Il fallait une ingérence extérieure, un aiguillon pour que près de quarante
ans après nous reprenions conscience. Alors merci à toi, Danièle RESTOIN ,
merci à vous les élèves du lycée Marcel Pagnol, de nous avoir remis ces évènements
en mémoire. Merci aux acteurs et témoins de l'époque et merci à Daniel Mermet
qui a amplifié l'écho de ces témoignages. Mais notre travail ne s'arrêtera
pas là. Ce matin nous avons créé l'association " mémoire à vif " qui a pour
premeir objectif d'obtenir la réhabilitation politique de Romanet, Fanton
et Meunier.
Quarante ans après, nous voulons entendre la France et ses responsables demander
enfin pardon, d'abord et surtout au peuple Algérien. Nous voulons aussi l'entendre
demander pardon à ces gens qu'elle a condamnés à tort. Nous voulons qu'elle
écoute tous ces hommes qui ont aujourd'hui 65-70 ans et qui sont revenus d'Algérie,
traumatisés, parfois anéantis à cause de ce qu'ils avaient vu, à cause de
ce qu'on leur avait fait faire là bas.
Après quarante années de silence, de refoulement, la parole est de retour,
le débat est d'actualité, il est enfin public. Beaucoup de ces appelés veulent
témoigner, se libérer du poids qu'ils ont sur la conscience. Eux aussi veulent
demander pardon à l'Algérie. Eux aussi réclament que l'Etat Français prenne
ses responsabilités, reconnaisse ses erreurs du passé. Alors n'attendons plus
! Notre pays ne fera pas l'économie d'un retour sur son histoire s'il veut
sortir du néo-colonialisme, s'il veut intervenir sur le processus d'intégration
actuel et appréhender autrement le monde qui l'entoure.

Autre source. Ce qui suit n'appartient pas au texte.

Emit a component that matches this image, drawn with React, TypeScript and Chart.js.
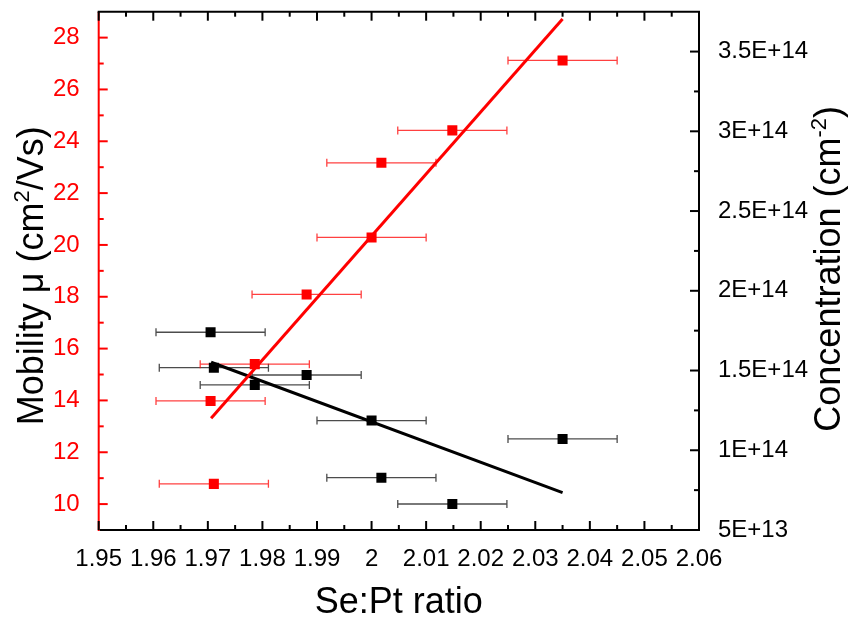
import React, { useEffect, useRef } from 'react';
import { Chart, registerables } from 'chart.js';

Chart.register(...registerables);

// ---- data ----
const ratio = [1.9705, 1.9711, 1.9786, 1.9881, 2.0, 2.0018, 2.0148, 2.035];
const ratioErr = [0.01, 0.01, 0.01, 0.01, 0.01, 0.01, 0.01, 0.01];
const mobility = [13.98, 10.78, 15.4, 18.09, 20.29, 23.17, 24.42, 27.12];
const concentration = [1.74e14, 1.518e14, 1.41e14, 1.472e14, 1.186e14, 8.28e13, 6.63e13, 1.071e14];

const fitRatio = [1.9706, 2.035];
const mobilityFit = [13.31, 28.72];
const concentrationFit = [1.552e14, 7.34e13];

const xTicks = [1.95, 1.96, 1.97, 1.98, 1.99, 2.0, 2.01, 2.02, 2.03, 2.04, 2.05, 2.06];
const yTicks = [10, 12, 14, 16, 18, 20, 22, 24, 26, 28];
const y2Ticks = [5e13, 1e14, 1.5e14, 2e14, 2.5e14, 3e14, 3.5e14];

const FONT = "'Liberation Sans', Arial, sans-serif";
const RED = '#ff0000';
const BLACK = '#000000';

type Part = { t: string; sup?: boolean };

function drawRich(ctx: CanvasRenderingContext2D, parts: Part[], size: number, cx: number, cy: number, rot: number, color: string) {
  ctx.save();
  ctx.translate(cx, cy);
  ctx.rotate(rot);
  ctx.fillStyle = color;
  ctx.textBaseline = 'alphabetic';
  ctx.textAlign = 'left';
  const supSize = Math.round(size * 0.62);
  let total = 0;
  const widths = parts.map((p) => {
    ctx.font = `${p.sup ? supSize : size}px ${FONT}`;
    const w = ctx.measureText(p.t).width;
    total += w;
    return w;
  });
  let x = -total / 2;
  parts.forEach((p, i) => {
    ctx.font = `${p.sup ? supSize : size}px ${FONT}`;
    ctx.fillText(p.t, x, p.sup ? -size * 0.38 : 0);
    x += widths[i];
  });
  ctx.restore();
}

const mids = (arr: number[]) => arr.slice(0, -1).map((v, i) => (v + arr[i + 1]) / 2);

const errorBarPlugin = {
  id: 'errorBars',
  beforeDatasetsDraw(chart: any) {
    const ctx = chart.ctx as CanvasRenderingContext2D;
    const xs = chart.scales.x;
    const series = [
      { vals: concentration, scale: chart.scales.y2, color: 'rgba(0,0,0,0.7)' },
      { vals: mobility, scale: chart.scales.y, color: 'rgba(255,0,0,0.75)' },
    ];
    ctx.save();
    ctx.lineWidth = 1.3;
    series.forEach((s) => {
      ctx.strokeStyle = s.color;
      s.vals.forEach((v, i) => {
        const y = s.scale.getPixelForValue(v);
        const x1 = xs.getPixelForValue(ratio[i] - ratioErr[i]);
        const x2 = xs.getPixelForValue(ratio[i] + ratioErr[i]);
        ctx.beginPath();
        ctx.moveTo(x1, y);
        ctx.lineTo(x2, y);
        ctx.moveTo(x1, y - 4);
        ctx.lineTo(x1, y + 4);
        ctx.moveTo(x2, y - 4);
        ctx.lineTo(x2, y + 4);
        ctx.stroke();
      });
    });
    ctx.restore();
  },
};

const framePlugin = {
  id: 'frame',
  afterDraw(chart: any) {
    const ctx = chart.ctx as CanvasRenderingContext2D;
    const ca = chart.chartArea;
    const xs = chart.scales.x;
    const ys = chart.scales.y;
    const y2 = chart.scales.y2;
    const MAJ = 9;
    const MIN = 5;
    ctx.save();
    ctx.lineWidth = 2;
    const seg = (a: number, b: number, c: number, d: number) => {
      ctx.beginPath();
      ctx.moveTo(a, b);
      ctx.lineTo(c, d);
      ctx.stroke();
    };
    // left (red) axis
    ctx.strokeStyle = RED;
    seg(ca.left, ca.top, ca.left, ca.bottom + 1);
    yTicks.forEach((v) => {
      const p = ys.getPixelForValue(v);
      seg(ca.left, p, ca.left + MAJ, p);
    });
    mids(yTicks).concat([yTicks[0] - 1]).forEach((v) => {
      const p = ys.getPixelForValue(v);
      if (p < ca.bottom - 1) seg(ca.left, p, ca.left + MIN, p);
    });
    // black axes
    ctx.strokeStyle = BLACK;
    seg(ca.right, ca.top, ca.right, ca.bottom);
    seg(ca.left + 1, ca.bottom, ca.right + 1, ca.bottom);
    seg(ca.left - 1, ca.top, ca.right + 1, ca.top);
    xTicks.forEach((v) => {
      const p = xs.getPixelForValue(v);
      seg(p, ca.bottom, p, ca.bottom - MAJ);
      seg(p, ca.top, p, ca.top + MAJ);
    });
    mids(xTicks).forEach((v) => {
      const p = xs.getPixelForValue(v);
      seg(p, ca.bottom, p, ca.bottom - MIN);
      seg(p, ca.top, p, ca.top + MIN);
    });
    y2Ticks.forEach((v) => {
      const p = y2.getPixelForValue(v);
      seg(ca.right, p, ca.right - MAJ, p);
    });
    mids(y2Ticks).forEach((v) => {
      const p = y2.getPixelForValue(v);
      seg(ca.right, p, ca.right - MIN, p);
    });
    ctx.restore();

    // axis titles
    const cy = (ca.top + ca.bottom) / 2;
    drawRich(ctx, [{ t: 'Mobility μ (cm' }, { t: '2', sup: true }, { t: '/Vs)' }], 36, 43, cy + 5, -Math.PI / 2, BLACK);
    drawRich(ctx, [{ t: 'Concentration (cm' }, { t: '-2', sup: true }, { t: ')' }], 36, 840, cy - 2, -Math.PI / 2, BLACK);
    drawRich(ctx, [{ t: 'Se:Pt ratio' }], 36, (ca.left + ca.right) / 2, 613, 0, BLACK);
  },
};

export default function App() {
  const ref = useRef<HTMLCanvasElement>(null);

  useEffect(() => {
    const pts = (ys: number[]) => ratio.map((x, i) => ({ x, y: ys[i] }));
    const fit = (ys: number[]) => fitRatio.map((x, i) => ({ x, y: ys[i] }));
    const chart = new Chart(ref.current as HTMLCanvasElement, {
      type: 'scatter',
      data: {
        datasets: [
          {
            label: 'Mobility',
            data: pts(mobility),
            yAxisID: 'y',
            pointStyle: 'rect',
            pointRadius: 7.1,
            pointBackgroundColor: RED,
            pointBorderColor: RED,
            pointBorderWidth: 0,
            showLine: false,
          },
          {
            label: 'Concentration',
            data: pts(concentration),
            yAxisID: 'y2',
            pointStyle: 'rect',
            pointRadius: 7.1,
            pointBackgroundColor: BLACK,
            pointBorderColor: BLACK,
            pointBorderWidth: 0,
            showLine: false,
          },
          {
            label: 'Mobility fit',
            data: fit(mobilityFit),
            yAxisID: 'y',
            showLine: true,
            borderColor: RED,
            borderWidth: 3,
            pointRadius: 0,
            fill: false,
          },
          {
            label: 'Concentration fit',
            data: fit(concentrationFit),
            yAxisID: 'y2',
            showLine: true,
            borderColor: BLACK,
            borderWidth: 3,
            pointRadius: 0,
            fill: false,
          },
        ],
      },
      options: {
        responsive: false,
        animation: false,
        events: [],
        layout: { padding: { top: 11.7, left: 0, right: 0, bottom: 0 } },
        plugins: { legend: { display: false }, tooltip: { enabled: false }, title: { display: false } },
        scales: {
          x: {
            type: 'linear',
            position: 'bottom',
            min: 1.95,
            max: 2.06,
            afterBuildTicks: (s: any) => {
              s.ticks = xTicks.map((v) => ({ value: v }));
            },
            afterFit: (s: any) => {
              s.height = 87;
              s.paddingLeft = 0;
              s.paddingRight = 0;
            },
            grid: { display: false },
            border: { display: false },
            ticks: {
              autoSkip: false,
              maxRotation: 0,
              minRotation: 0,
              padding: 7,
              color: BLACK,
              font: { family: FONT, size: 24 },
              callback: (v: any) => String(Number(Number(v).toFixed(2))),
            },
          },
          y: {
            type: 'linear',
            position: 'left',
            min: 9,
            max: 29,
            afterBuildTicks: (s: any) => {
              s.ticks = yTicks.map((v) => ({ value: v }));
            },
            afterFit: (s: any) => {
              s.width = 98.7;
              s.paddingTop = 0;
              s.paddingBottom = 0;
            },
            grid: { display: false },
            border: { display: false },
            ticks: {
              padding: 11,
              color: RED,
              font: { family: FONT, size: 24 },
              callback: (v: any) => String(v),
            },
          },
          y2: {
            type: 'linear',
            position: 'right',
            min: 5e13,
            max: 3.75e14,
            afterBuildTicks: (s: any) => {
              s.ticks = y2Ticks.map((v) => ({ value: v }));
            },
            afterFit: (s: any) => {
              s.width = 152;
              s.paddingTop = 0;
              s.paddingBottom = 0;
            },
            grid: { display: false },
            border: { display: false },
            ticks: {
              padding: 11,
              color: BLACK,
              font: { family: FONT, size: 24 },
              callback: (v: any) => Number(v).toExponential().replace('e', 'E'),
            },
          },
        },
      },
      plugins: [errorBarPlugin, framePlugin],
    } as any);
    return () => chart.destroy();
  }, []);

  return (
    <div style={{ position: 'absolute', left: 0, top: 0, width: 851, height: 617, background: '#fff' }}>
      <canvas ref={ref} width={851} height={617} style={{ display: 'block', width: 851, height: 617 }} />
    </div>
  );
}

Il est grand temps d'effectuer le travail de mémoire qui permettra la réconciliation
entre les deux peuples, entre les deux pays, entre nous.
L'Algérie est un pays si différent mais si proche, nos liens culturels, sociaux,
sont si profonds qu'aujourd'hui nous nous devons d'agir avec détermination
et enthousiasme pour mettre en place de nouvelles relations. Battons nous
contre ce réflexe si facile, ce repli sur soi, ce regard malsain sur l'autre
qu'est le racisme.
Et méditons en ces temps troublés le message de Romanet Fanton et Meunier,
ils ont été condamnés parce que plutôt que la violence et la guerre, ils prônaient
la fraternité, la paix entre les hommes.